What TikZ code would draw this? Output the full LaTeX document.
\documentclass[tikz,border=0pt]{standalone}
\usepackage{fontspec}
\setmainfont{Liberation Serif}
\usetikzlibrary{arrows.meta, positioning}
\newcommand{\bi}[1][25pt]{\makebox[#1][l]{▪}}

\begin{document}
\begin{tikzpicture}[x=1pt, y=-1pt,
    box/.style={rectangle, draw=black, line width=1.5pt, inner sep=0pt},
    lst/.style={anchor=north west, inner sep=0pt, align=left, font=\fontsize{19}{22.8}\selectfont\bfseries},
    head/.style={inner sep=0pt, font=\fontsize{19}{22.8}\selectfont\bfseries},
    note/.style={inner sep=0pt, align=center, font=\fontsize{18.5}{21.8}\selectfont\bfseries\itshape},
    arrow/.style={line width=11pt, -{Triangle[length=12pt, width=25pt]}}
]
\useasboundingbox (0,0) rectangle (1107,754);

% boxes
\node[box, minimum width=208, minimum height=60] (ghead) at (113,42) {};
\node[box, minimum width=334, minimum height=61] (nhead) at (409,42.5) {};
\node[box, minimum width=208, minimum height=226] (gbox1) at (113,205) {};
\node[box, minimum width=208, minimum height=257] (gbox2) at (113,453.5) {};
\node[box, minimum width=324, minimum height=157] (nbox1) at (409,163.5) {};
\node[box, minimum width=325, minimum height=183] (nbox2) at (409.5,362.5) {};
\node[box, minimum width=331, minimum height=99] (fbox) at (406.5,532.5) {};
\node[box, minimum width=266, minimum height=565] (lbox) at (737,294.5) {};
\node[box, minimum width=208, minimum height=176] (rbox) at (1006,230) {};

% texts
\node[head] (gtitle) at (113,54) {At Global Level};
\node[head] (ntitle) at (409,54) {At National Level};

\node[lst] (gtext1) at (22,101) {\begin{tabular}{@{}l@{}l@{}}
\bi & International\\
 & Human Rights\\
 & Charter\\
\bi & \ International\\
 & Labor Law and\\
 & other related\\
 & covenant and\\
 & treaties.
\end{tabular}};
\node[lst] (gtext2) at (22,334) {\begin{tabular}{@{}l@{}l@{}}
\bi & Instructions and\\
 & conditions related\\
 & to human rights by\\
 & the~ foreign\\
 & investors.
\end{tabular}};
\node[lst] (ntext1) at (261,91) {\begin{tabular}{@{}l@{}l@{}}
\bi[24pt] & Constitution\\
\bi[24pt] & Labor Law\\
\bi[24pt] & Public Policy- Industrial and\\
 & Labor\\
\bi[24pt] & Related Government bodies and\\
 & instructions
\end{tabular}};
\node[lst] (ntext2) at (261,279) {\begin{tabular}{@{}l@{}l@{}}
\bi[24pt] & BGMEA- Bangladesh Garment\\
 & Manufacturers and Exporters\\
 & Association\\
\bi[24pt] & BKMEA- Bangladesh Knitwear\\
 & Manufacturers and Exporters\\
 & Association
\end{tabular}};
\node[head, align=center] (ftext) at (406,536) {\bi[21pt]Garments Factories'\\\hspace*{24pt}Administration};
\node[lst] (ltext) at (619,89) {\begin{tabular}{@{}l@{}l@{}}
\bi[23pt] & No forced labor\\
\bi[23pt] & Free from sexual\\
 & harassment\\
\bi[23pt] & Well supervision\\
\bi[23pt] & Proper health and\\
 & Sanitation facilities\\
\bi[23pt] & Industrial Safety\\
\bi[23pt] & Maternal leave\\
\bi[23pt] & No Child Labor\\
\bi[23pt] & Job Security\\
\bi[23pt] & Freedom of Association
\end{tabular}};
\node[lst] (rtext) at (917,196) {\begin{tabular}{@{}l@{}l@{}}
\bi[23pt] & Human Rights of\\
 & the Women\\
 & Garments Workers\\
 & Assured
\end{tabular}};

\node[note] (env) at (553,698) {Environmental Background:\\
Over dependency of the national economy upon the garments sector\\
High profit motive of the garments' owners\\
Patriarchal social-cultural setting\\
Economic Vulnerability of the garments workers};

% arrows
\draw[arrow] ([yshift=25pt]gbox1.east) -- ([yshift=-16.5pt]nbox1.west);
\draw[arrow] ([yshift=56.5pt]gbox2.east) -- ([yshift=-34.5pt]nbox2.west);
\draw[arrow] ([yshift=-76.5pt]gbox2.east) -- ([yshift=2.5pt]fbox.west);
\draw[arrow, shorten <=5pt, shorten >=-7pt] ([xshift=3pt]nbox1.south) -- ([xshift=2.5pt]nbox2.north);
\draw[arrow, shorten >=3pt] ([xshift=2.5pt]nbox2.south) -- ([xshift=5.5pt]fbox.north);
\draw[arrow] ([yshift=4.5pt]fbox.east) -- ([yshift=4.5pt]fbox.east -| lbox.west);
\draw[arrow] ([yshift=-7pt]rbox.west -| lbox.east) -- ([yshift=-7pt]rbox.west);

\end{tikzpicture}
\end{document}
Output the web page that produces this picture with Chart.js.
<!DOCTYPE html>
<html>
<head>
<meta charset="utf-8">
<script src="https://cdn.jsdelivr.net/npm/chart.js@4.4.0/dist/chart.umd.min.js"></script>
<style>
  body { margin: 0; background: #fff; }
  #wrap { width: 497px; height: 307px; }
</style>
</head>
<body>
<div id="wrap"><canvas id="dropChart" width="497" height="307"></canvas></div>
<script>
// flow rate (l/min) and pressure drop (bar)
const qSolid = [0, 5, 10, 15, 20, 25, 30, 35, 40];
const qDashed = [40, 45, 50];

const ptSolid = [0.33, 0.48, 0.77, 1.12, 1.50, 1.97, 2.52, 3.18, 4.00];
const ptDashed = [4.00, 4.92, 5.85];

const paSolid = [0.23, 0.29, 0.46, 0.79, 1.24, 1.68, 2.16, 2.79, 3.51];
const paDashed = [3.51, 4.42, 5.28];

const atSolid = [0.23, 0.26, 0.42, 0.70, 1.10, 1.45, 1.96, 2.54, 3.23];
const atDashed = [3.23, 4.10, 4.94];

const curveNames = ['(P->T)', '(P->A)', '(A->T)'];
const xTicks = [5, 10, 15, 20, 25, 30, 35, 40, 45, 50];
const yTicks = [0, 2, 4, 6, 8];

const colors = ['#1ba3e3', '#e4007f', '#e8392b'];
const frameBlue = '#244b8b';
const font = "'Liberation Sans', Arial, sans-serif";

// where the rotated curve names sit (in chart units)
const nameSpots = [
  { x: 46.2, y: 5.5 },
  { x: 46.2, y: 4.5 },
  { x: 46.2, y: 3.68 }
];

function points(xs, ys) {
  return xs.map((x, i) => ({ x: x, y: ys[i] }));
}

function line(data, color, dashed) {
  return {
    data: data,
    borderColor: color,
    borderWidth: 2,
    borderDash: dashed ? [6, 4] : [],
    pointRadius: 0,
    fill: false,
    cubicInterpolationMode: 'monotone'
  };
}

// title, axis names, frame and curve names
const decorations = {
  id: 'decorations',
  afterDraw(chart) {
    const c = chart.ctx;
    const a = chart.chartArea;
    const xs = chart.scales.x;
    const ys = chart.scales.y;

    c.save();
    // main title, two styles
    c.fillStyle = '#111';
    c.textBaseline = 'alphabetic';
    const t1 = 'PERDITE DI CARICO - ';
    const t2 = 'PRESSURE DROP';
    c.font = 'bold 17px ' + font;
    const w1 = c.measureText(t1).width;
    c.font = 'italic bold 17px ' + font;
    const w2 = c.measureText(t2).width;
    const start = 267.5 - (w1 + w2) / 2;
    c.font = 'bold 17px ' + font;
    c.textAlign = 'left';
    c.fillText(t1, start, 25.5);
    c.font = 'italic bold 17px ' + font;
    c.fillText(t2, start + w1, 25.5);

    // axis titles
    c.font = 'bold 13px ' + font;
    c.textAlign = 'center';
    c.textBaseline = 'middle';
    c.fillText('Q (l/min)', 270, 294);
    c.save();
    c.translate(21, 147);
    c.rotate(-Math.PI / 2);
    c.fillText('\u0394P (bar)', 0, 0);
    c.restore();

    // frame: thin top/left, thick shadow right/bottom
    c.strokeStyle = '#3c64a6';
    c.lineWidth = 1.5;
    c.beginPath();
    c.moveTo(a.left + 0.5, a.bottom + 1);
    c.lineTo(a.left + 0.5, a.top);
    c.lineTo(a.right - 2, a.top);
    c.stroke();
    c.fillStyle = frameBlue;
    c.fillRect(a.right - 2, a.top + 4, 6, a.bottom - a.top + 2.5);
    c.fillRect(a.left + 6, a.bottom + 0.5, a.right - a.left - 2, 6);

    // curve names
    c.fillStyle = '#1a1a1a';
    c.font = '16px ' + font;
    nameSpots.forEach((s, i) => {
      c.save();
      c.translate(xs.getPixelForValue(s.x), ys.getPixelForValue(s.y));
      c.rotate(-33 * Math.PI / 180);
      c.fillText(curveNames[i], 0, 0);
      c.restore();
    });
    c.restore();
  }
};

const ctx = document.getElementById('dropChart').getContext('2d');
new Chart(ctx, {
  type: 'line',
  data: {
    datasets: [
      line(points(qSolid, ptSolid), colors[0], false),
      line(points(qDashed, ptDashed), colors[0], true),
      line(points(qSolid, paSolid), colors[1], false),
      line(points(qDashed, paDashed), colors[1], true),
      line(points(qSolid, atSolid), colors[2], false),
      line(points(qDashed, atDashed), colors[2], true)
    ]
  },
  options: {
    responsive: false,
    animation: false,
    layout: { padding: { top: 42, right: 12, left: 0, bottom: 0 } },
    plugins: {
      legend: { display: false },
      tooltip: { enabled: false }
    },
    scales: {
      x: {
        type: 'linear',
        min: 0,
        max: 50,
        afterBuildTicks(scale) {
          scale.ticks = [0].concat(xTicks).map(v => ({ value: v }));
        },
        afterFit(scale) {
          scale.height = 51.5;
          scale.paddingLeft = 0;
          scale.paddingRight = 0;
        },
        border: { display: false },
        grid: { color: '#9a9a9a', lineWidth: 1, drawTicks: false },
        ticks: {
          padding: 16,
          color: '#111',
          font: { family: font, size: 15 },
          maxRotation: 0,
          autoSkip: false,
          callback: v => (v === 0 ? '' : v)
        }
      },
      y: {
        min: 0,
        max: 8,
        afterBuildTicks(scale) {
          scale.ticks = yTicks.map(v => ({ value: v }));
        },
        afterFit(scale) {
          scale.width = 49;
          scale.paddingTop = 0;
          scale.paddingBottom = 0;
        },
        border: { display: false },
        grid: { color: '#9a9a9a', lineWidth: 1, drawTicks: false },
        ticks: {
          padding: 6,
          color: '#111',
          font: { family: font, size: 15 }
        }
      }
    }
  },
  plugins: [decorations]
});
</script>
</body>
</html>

---

Aim:
Print the lines from the line with "Output the web" to the line with "const paDashed = [3.51, 4.42, 5.28];" exactly, and print nothing else. Both of those lines are included.

Answer for the task:
Output the web page that produces this picture with Chart.js.
<!DOCTYPE html>
<html>
<head>
<meta charset="utf-8">
<script src="https://cdn.jsdelivr.net/npm/chart.js@4.4.0/dist/chart.umd.min.js"></script>
<style>
  body { margin: 0; background: #fff; }
  #wrap { width: 497px; height: 307px; }
</style>
</head>
<body>
<div id="wrap"><canvas id="dropChart" width="497" height="307"></canvas></div>
<script>
// flow rate (l/min) and pressure drop (bar)
const qSolid = [0, 5, 10, 15, 20, 25, 30, 35, 40];
const qDashed = [40, 45, 50];

const ptSolid = [0.33, 0.48, 0.77, 1.12, 1.50, 1.97, 2.52, 3.18, 4.00];
const ptDashed = [4.00, 4.92, 5.85];

const paSolid = [0.23, 0.29, 0.46, 0.79, 1.24, 1.68, 2.16, 2.79, 3.51];
const paDashed = [3.51, 4.42, 5.28];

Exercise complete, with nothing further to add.